(begin)

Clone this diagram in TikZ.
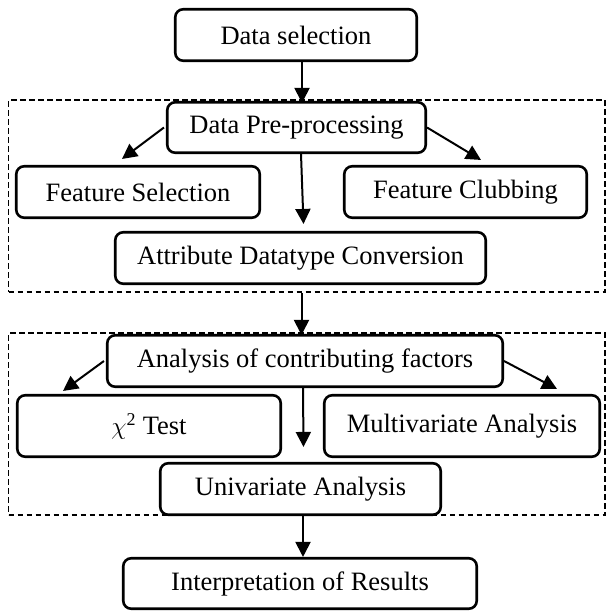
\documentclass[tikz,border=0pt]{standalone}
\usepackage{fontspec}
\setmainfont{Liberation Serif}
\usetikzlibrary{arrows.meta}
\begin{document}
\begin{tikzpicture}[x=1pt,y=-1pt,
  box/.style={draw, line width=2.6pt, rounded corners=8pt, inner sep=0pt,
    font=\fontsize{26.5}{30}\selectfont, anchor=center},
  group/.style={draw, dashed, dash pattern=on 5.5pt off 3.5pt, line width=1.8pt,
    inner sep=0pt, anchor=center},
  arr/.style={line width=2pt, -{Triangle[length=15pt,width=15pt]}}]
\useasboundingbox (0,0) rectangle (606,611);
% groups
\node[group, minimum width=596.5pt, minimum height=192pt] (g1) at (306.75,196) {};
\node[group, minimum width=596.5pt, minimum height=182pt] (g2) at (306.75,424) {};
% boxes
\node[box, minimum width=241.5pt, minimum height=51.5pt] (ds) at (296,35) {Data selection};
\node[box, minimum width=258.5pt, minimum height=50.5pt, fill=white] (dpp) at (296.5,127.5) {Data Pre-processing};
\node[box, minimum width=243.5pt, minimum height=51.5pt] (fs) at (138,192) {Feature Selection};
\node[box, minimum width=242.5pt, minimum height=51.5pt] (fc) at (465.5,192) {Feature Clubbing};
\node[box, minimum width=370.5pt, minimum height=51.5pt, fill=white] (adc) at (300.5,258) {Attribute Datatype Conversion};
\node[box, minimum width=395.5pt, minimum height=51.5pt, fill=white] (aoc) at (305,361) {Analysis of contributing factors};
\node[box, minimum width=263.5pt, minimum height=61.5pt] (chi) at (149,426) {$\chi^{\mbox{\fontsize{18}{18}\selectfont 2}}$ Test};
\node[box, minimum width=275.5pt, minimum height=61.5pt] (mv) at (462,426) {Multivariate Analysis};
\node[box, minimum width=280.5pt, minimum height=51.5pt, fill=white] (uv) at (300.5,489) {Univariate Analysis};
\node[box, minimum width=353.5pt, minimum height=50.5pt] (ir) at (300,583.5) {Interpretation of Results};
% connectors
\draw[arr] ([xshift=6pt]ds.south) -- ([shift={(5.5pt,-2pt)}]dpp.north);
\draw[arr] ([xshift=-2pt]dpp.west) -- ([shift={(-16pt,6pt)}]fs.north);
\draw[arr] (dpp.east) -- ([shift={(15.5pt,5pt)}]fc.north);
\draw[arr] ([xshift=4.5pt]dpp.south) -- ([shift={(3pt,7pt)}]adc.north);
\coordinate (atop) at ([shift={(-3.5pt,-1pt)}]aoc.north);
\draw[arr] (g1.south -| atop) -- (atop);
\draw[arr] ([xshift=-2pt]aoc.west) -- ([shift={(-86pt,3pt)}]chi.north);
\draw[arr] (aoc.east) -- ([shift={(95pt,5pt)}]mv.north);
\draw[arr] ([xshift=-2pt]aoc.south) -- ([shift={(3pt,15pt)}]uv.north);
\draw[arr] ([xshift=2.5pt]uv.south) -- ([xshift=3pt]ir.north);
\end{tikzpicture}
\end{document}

(end)

* **Stated problem**
Omit the pictures and give the material again, exactly and in full.

* **Response to the task**
Clone this diagram in TikZ.
\documentclass[tikz,border=0pt]{standalone}
\usepackage{fontspec}
\setmainfont{Liberation Serif}
\usetikzlibrary{arrows.meta}
\begin{document}
\begin{tikzpicture}[x=1pt,y=-1pt,
  box/.style={draw, line width=2.6pt, rounded corners=8pt, inner sep=0pt,
    font=\fontsize{26.5}{30}\selectfont, anchor=center},
  group/.style={draw, dashed, dash pattern=on 5.5pt off 3.5pt, line width=1.8pt,
    inner sep=0pt, anchor=center},
  arr/.style={line width=2pt, -{Triangle[length=15pt,width=15pt]}}]
\useasboundingbox (0,0) rectangle (606,611);
% groups
\node[group, minimum width=596.5pt, minimum height=192pt] (g1) at (306.75,196) {};
\node[group, minimum width=596.5pt, minimum height=182pt] (g2) at (306.75,424) {};
% boxes
\node[box, minimum width=241.5pt, minimum height=51.5pt] (ds) at (296,35) {Data selection};
\node[box, minimum width=258.5pt, minimum height=50.5pt, fill=white] (dpp) at (296.5,127.5) {Data Pre-processing};
\node[box, minimum width=243.5pt, minimum height=51.5pt] (fs) at (138,192) {Feature Selection};
\node[box, minimum width=242.5pt, minimum height=51.5pt] (fc) at (465.5,192) {Feature Clubbing};
\node[box, minimum width=370.5pt, minimum height=51.5pt, fill=white] (adc) at (300.5,258) {Attribute Datatype Conversion};
\node[box, minimum width=395.5pt, minimum height=51.5pt, fill=white] (aoc) at (305,361) {Analysis of contributing factors};
\node[box, minimum width=263.5pt, minimum height=61.5pt] (chi) at (149,426) {$\chi^{\mbox{\fontsize{18}{18}\selectfont 2}}$ Test};
\node[box, minimum width=275.5pt, minimum height=61.5pt] (mv) at (462,426) {Multivariate Analysis};
\node[box, minimum width=280.5pt, minimum height=51.5pt, fill=white] (uv) at (300.5,489) {Univariate Analysis};
\node[box, minimum width=353.5pt, minimum height=50.5pt] (ir) at (300,583.5) {Interpretation of Results};
% connectors
\draw[arr] ([xshift=6pt]ds.south) -- ([shift={(5.5pt,-2pt)}]dpp.north);
\draw[arr] ([xshift=-2pt]dpp.west) -- ([shift={(-16pt,6pt)}]fs.north);
\draw[arr] (dpp.east) -- ([shift={(15.5pt,5pt)}]fc.north);
\draw[arr] ([xshift=4.5pt]dpp.south) -- ([shift={(3pt,7pt)}]adc.north);
\coordinate (atop) at ([shift={(-3.5pt,-1pt)}]aoc.north);
\draw[arr] (g1.south -| atop) -- (atop);
\draw[arr] ([xshift=-2pt]aoc.west) -- ([shift={(-86pt,3pt)}]chi.north);
\draw[arr] (aoc.east) -- ([shift={(95pt,5pt)}]mv.north);
\draw[arr] ([xshift=-2pt]aoc.south) -- ([shift={(3pt,15pt)}]uv.north);
\draw[arr] ([xshift=2.5pt]uv.south) -- ([xshift=3pt]ir.north);
\end{tikzpicture}
\end{document}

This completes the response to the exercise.